• DATASET CONTENT:

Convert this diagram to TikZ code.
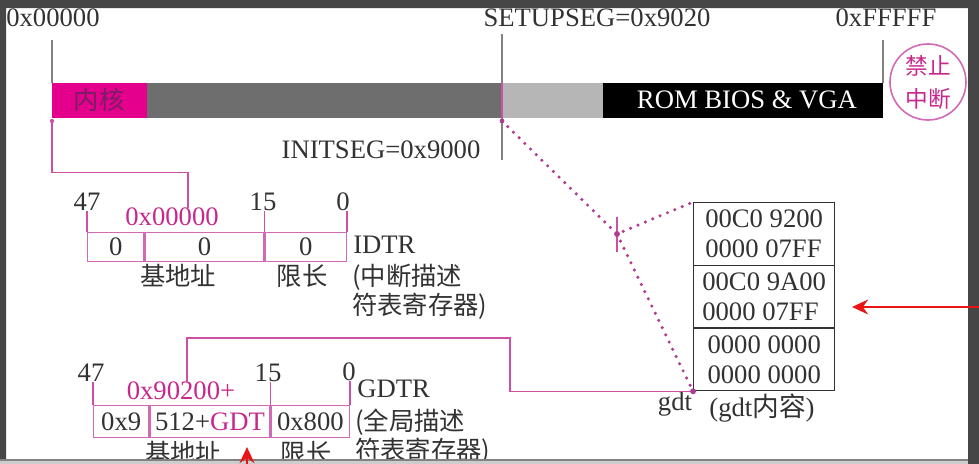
\documentclass[tikz,border=0pt]{standalone}
\usepackage{fontspec}
\setmainfont{Liberation Serif}
\newfontfamily\cjk{Noto Sans CJK SC}
\usetikzlibrary{positioning,arrows.meta,calc}

\definecolor{frameGray}{RGB}{70,70,70}
\definecolor{stripGray}{RGB}{205,205,205}
\definecolor{textGray}{RGB}{50,50,50}
\definecolor{kernelPink}{RGB}{228,0,140}
\definecolor{kernelText}{RGB}{120,30,100}
\definecolor{darkBar}{RGB}{110,110,110}
\definecolor{lightBar}{RGB}{182,182,182}
\definecolor{pinkLine}{RGB}{205,80,165}
\definecolor{pinkBox}{RGB}{210,105,180}
\definecolor{pinkText}{RGB}{200,40,140}
\definecolor{dotPink}{RGB}{175,60,145}
\definecolor{tickGray}{RGB}{130,130,130}
\definecolor{annoRed}{RGB}{235,20,20}

\tikzset{
  txt/.style={text=textGray, inner sep=0pt, font=\fontsize{20}{22.5}\selectfont},
  cjktxt/.style={txt, font=\cjk\fontsize{19}{21.75}\selectfont},
  pinkline/.style={draw=pinkLine, line width=1.1pt},
  regcell/.style={txt, draw=pinkBox, line width=1pt, minimum height=21.75pt},
  gdtrow/.style={txt, draw=textGray, line width=1pt, minimum width=105.75pt, minimum height=47pt, align=left},
  dotline/.style={draw=dotPink, line width=2.6pt, dash pattern=on 0pt off 6pt, line cap=round},
  redarrow/.style={draw=annoRed, line width=2.2pt, -{Stealth[length=12pt,width=11pt]}},
}

\begin{document}
\begin{tikzpicture}[x=0.75pt,y=0.75pt,yscale=-1,xscale=1]
\useasboundingbox (0,0) rectangle (979,464);
\fill[white] (0,0) rectangle (979,464);

%Memory bar
\fill[kernelPink] (52,83) rectangle (147,118);
\fill[darkBar] (147,83) rectangle (502,118);
\fill[lightBar] (502,83) rectangle (603,118);
\fill[black] (603,83) rectangle (883,118);
\draw[pinkLine, line width=2pt] (502,83) -- (502,118);

% Text Node
\node[cjktxt, text=kernelText] (kernel) at (99,100) {内核};
\node[txt, text=white] (rom) at (747,100) {ROM BIOS \& VGA};
\node[txt] (lowaddr) at (53,18) {0x00000};
\node[txt] (setupseg) at (597,18) {SETUPSEG=0x9020};
\node[txt] (highaddr) at (886,18) {0xFFFFF};
\node[txt] (initseg) at (381,150) {INITSEG=0x9000};

%address marks
\coordinate (kbase) at (52,121);
\coordinate (setup) at (502,121);
\draw[tickGray, line width=1pt] (52,40) -- (52,83);
\draw[tickGray, line width=1pt] (502,34) -- (502,83) (502,118) -- (502,160);
\draw[tickGray, line width=1pt] (883,40) -- (883,83);

%Shape: Circle
\node[circle, draw=pinkBox, line width=1.2pt, minimum size=57pt, inner sep=0pt, align=center,
  text=pinkText, font=\cjk\fontsize{17}{24.75}\selectfont] (cli) at (928,82) {禁止\\中断};

%IDTR
\node[regcell, minimum width=42pt, anchor=north west] (i1) at (87,232) {0};
\node[regcell, minimum width=89.25pt, right=0pt of i1] (i2) {0};
\node[regcell, minimum width=60.75pt, right=0pt of i2] (i3) {0};
\node[txt] (i47) at (87,202) {47};
\node[txt] (i15) at (263,202) {15};
\node[txt] (i0) at (343,202) {0};
\node[txt, text=pinkText] (idtrbase) at (172,217) {0x00000};
\node[cjktxt] (ibase) at (178,276) {基地址};
\node[cjktxt] (ilimit) at (302,276) {限长};
\node[txt, anchor=west] (idtr) at (353,245) {IDTR};
\node[cjktxt, anchor=west, align=left] (idtrname) at (352,292) {(中断描述\\符表寄存器)};
\draw[pinkline] (i1.north west) -- (i1.north west |- i47.south);
\draw[pinkline] (i3.north west) -- (i3.north west |- i15.south);
\draw[pinkline] (i3.north east) -- (i3.north east |- i0.south);
\draw[pinkline] (kbase) |- ($(idtrbase.north)+(16,-35)$) -- ($(idtrbase.north)+(16,0)$);
\fill[pinkLine] (kbase) circle (1.6pt);

%GDTR
\node[regcell, minimum height=24pt, minimum width=41.25pt, anchor=north west] (gr1) at (93,405) {0x9};
\node[regcell, minimum height=24pt, minimum width=90pt, right=0pt of gr1] (gr2) {512+\textcolor{pinkText}{GDT}};
\node[regcell, minimum height=24pt, minimum width=58.5pt, right=0pt of gr2] (gr3) {0x800};
\node[txt] (g47) at (91,373) {47};
\node[txt] (g15) at (268,373) {15};
\node[txt] (g0) at (349,372) {0};
\node[txt, text=pinkText] (gdtrbase) at (181,391) {0x90200+};
\node[cjktxt] (gbase) at (183,453) {基地址};
\node[cjktxt] (glimit) at (306,453) {限长};
\node[txt, anchor=west] (gdtr) at (357,389) {GDTR};
\node[cjktxt, anchor=west, align=left] (gdtrname) at (355,437) {(全局描述\\符表寄存器)};
\draw[pinkline] (gr1.north west) -- (gr1.north west |- g47.south);
\draw[pinkline] (gr3.north west) -- (gr3.north west |- g15.south);
\draw[pinkline] (gr3.north east) -- (gr3.north east |- g0.south);

%gdt contents
\node[gdtrow, anchor=north west] (g1) at (693,202) {00C0 9200\\0000 07FF};
\node[gdtrow, below=-1pt of g1] (g2) {00C0 9A00\\0000 07FF};
\node[gdtrow, below=-1pt of g2] (g3) {0000 0000\\0000 0000};
\node[txt] (gdtlabel) at (675,404) {gdt};
\node[txt] (gdtcontent) at (762,408) {(gdt{\cjk 内容})};

\draw[pinkline] ($(gdtrbase.north)+(6,0)$) |- (510,338) |- (g3.south west);

%Dotted Lines
\coordinate (tick) at (617,234);
\draw[dotline] (setup) -- (tick) -- (g1.north west);
\draw[dotline] (tick) -- (g3.south west);
\draw[pinkline] (617,217) -- (617,252);
\fill[dotPink] (tick) circle (2.2pt);
\fill[dotPink] (setup) circle (1.8pt);
\fill[dotPink] (g3.south west) circle (2.2pt);

%frame
\fill[frameGray, even odd rule] (0,0) rectangle (979,464) (6,8) rectangle (968,460);
\fill[stripGray] (0,460) rectangle (968,464);
\draw[tickGray, line width=0.8pt] (0,460) -- (968,460);

%Straight Lines (red marks)
\coordinate (markR) at (979,307);
\coordinate (markRtip) at (852,307);
\coordinate (markB) at (247,464);
\coordinate (markBtip) at (247,447);
\draw[redarrow] (markR) -- (markRtip);
\draw[redarrow] (markB) -- (markBtip);

\end{tikzpicture}
\end{document}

• STATED GOAL: Transcribe the listing above verbatim. Omit the pictures.

• REPLY:
Convert this diagram to TikZ code.
\documentclass[tikz,border=0pt]{standalone}
\usepackage{fontspec}
\setmainfont{Liberation Serif}
\newfontfamily\cjk{Noto Sans CJK SC}
\usetikzlibrary{positioning,arrows.meta,calc}

\definecolor{frameGray}{RGB}{70,70,70}
\definecolor{stripGray}{RGB}{205,205,205}
\definecolor{textGray}{RGB}{50,50,50}
\definecolor{kernelPink}{RGB}{228,0,140}
\definecolor{kernelText}{RGB}{120,30,100}
\definecolor{darkBar}{RGB}{110,110,110}
\definecolor{lightBar}{RGB}{182,182,182}
\definecolor{pinkLine}{RGB}{205,80,165}
\definecolor{pinkBox}{RGB}{210,105,180}
\definecolor{pinkText}{RGB}{200,40,140}
\definecolor{dotPink}{RGB}{175,60,145}
\definecolor{tickGray}{RGB}{130,130,130}
\definecolor{annoRed}{RGB}{235,20,20}

\tikzset{
  txt/.style={text=textGray, inner sep=0pt, font=\fontsize{20}{22.5}\selectfont},
  cjktxt/.style={txt, font=\cjk\fontsize{19}{21.75}\selectfont},
  pinkline/.style={draw=pinkLine, line width=1.1pt},
  regcell/.style={txt, draw=pinkBox, line width=1pt, minimum height=21.75pt},
  gdtrow/.style={txt, draw=textGray, line width=1pt, minimum width=105.75pt, minimum height=47pt, align=left},
  dotline/.style={draw=dotPink, line width=2.6pt, dash pattern=on 0pt off 6pt, line cap=round},
  redarrow/.style={draw=annoRed, line width=2.2pt, -{Stealth[length=12pt,width=11pt]}},
}

\begin{document}
\begin{tikzpicture}[x=0.75pt,y=0.75pt,yscale=-1,xscale=1]
\useasboundingbox (0,0) rectangle (979,464);
\fill[white] (0,0) rectangle (979,464);

%Memory bar
\fill[kernelPink] (52,83) rectangle (147,118);
\fill[darkBar] (147,83) rectangle (502,118);
\fill[lightBar] (502,83) rectangle (603,118);
\fill[black] (603,83) rectangle (883,118);
\draw[pinkLine, line width=2pt] (502,83) -- (502,118);

% Text Node
\node[cjktxt, text=kernelText] (kernel) at (99,100) {内核};
\node[txt, text=white] (rom) at (747,100) {ROM BIOS \& VGA};
\node[txt] (lowaddr) at (53,18) {0x00000};
\node[txt] (setupseg) at (597,18) {SETUPSEG=0x9020};
\node[txt] (highaddr) at (886,18) {0xFFFFF};
\node[txt] (initseg) at (381,150) {INITSEG=0x9000};

%address marks
\coordinate (kbase) at (52,121);
\coordinate (setup) at (502,121);
\draw[tickGray, line width=1pt] (52,40) -- (52,83);
\draw[tickGray, line width=1pt] (502,34) -- (502,83) (502,118) -- (502,160);
\draw[tickGray, line width=1pt] (883,40) -- (883,83);

%Shape: Circle
\node[circle, draw=pinkBox, line width=1.2pt, minimum size=57pt, inner sep=0pt, align=center,
  text=pinkText, font=\cjk\fontsize{17}{24.75}\selectfont] (cli) at (928,82) {禁止\\中断};

%IDTR
\node[regcell, minimum width=42pt, anchor=north west] (i1) at (87,232) {0};
\node[regcell, minimum width=89.25pt, right=0pt of i1] (i2) {0};
\node[regcell, minimum width=60.75pt, right=0pt of i2] (i3) {0};
\node[txt] (i47) at (87,202) {47};
\node[txt] (i15) at (263,202) {15};
\node[txt] (i0) at (343,202) {0};
\node[txt, text=pinkText] (idtrbase) at (172,217) {0x00000};
\node[cjktxt] (ibase) at (178,276) {基地址};
\node[cjktxt] (ilimit) at (302,276) {限长};
\node[txt, anchor=west] (idtr) at (353,245) {IDTR};
\node[cjktxt, anchor=west, align=left] (idtrname) at (352,292) {(中断描述\\符表寄存器)};
\draw[pinkline] (i1.north west) -- (i1.north west |- i47.south);
\draw[pinkline] (i3.north west) -- (i3.north west |- i15.south);
\draw[pinkline] (i3.north east) -- (i3.north east |- i0.south);
\draw[pinkline] (kbase) |- ($(idtrbase.north)+(16,-35)$) -- ($(idtrbase.north)+(16,0)$);
\fill[pinkLine] (kbase) circle (1.6pt);

%GDTR
\node[regcell, minimum height=24pt, minimum width=41.25pt, anchor=north west] (gr1) at (93,405) {0x9};
\node[regcell, minimum height=24pt, minimum width=90pt, right=0pt of gr1] (gr2) {512+\textcolor{pinkText}{GDT}};
\node[regcell, minimum height=24pt, minimum width=58.5pt, right=0pt of gr2] (gr3) {0x800};
\node[txt] (g47) at (91,373) {47};
\node[txt] (g15) at (268,373) {15};
\node[txt] (g0) at (349,372) {0};
\node[txt, text=pinkText] (gdtrbase) at (181,391) {0x90200+};
\node[cjktxt] (gbase) at (183,453) {基地址};
\node[cjktxt] (glimit) at (306,453) {限长};
\node[txt, anchor=west] (gdtr) at (357,389) {GDTR};
\node[cjktxt, anchor=west, align=left] (gdtrname) at (355,437) {(全局描述\\符表寄存器)};
\draw[pinkline] (gr1.north west) -- (gr1.north west |- g47.south);
\draw[pinkline] (gr3.north west) -- (gr3.north west |- g15.south);
\draw[pinkline] (gr3.north east) -- (gr3.north east |- g0.south);

%gdt contents
\node[gdtrow, anchor=north west] (g1) at (693,202) {00C0 9200\\0000 07FF};
\node[gdtrow, below=-1pt of g1] (g2) {00C0 9A00\\0000 07FF};
\node[gdtrow, below=-1pt of g2] (g3) {0000 0000\\0000 0000};
\node[txt] (gdtlabel) at (675,404) {gdt};
\node[txt] (gdtcontent) at (762,408) {(gdt{\cjk 内容})};

\draw[pinkline] ($(gdtrbase.north)+(6,0)$) |- (510,338) |- (g3.south west);

%Dotted Lines
\coordinate (tick) at (617,234);
\draw[dotline] (setup) -- (tick) -- (g1.north west);
\draw[dotline] (tick) -- (g3.south west);
\draw[pinkline] (617,217) -- (617,252);
\fill[dotPink] (tick) circle (2.2pt);
\fill[dotPink] (setup) circle (1.8pt);
\fill[dotPink] (g3.south west) circle (2.2pt);

%frame
\fill[frameGray, even odd rule] (0,0) rectangle (979,464) (6,8) rectangle (968,460);
\fill[stripGray] (0,460) rectangle (968,464);
\draw[tickGray, line width=0.8pt] (0,460) -- (968,460);

%Straight Lines (red marks)
\coordinate (markR) at (979,307);
\coordinate (markRtip) at (852,307);
\coordinate (markB) at (247,464);
\coordinate (markBtip) at (247,447);
\draw[redarrow] (markR) -- (markRtip);
\draw[redarrow] (markB) -- (markBtip);

\end{tikzpicture}
\end{document}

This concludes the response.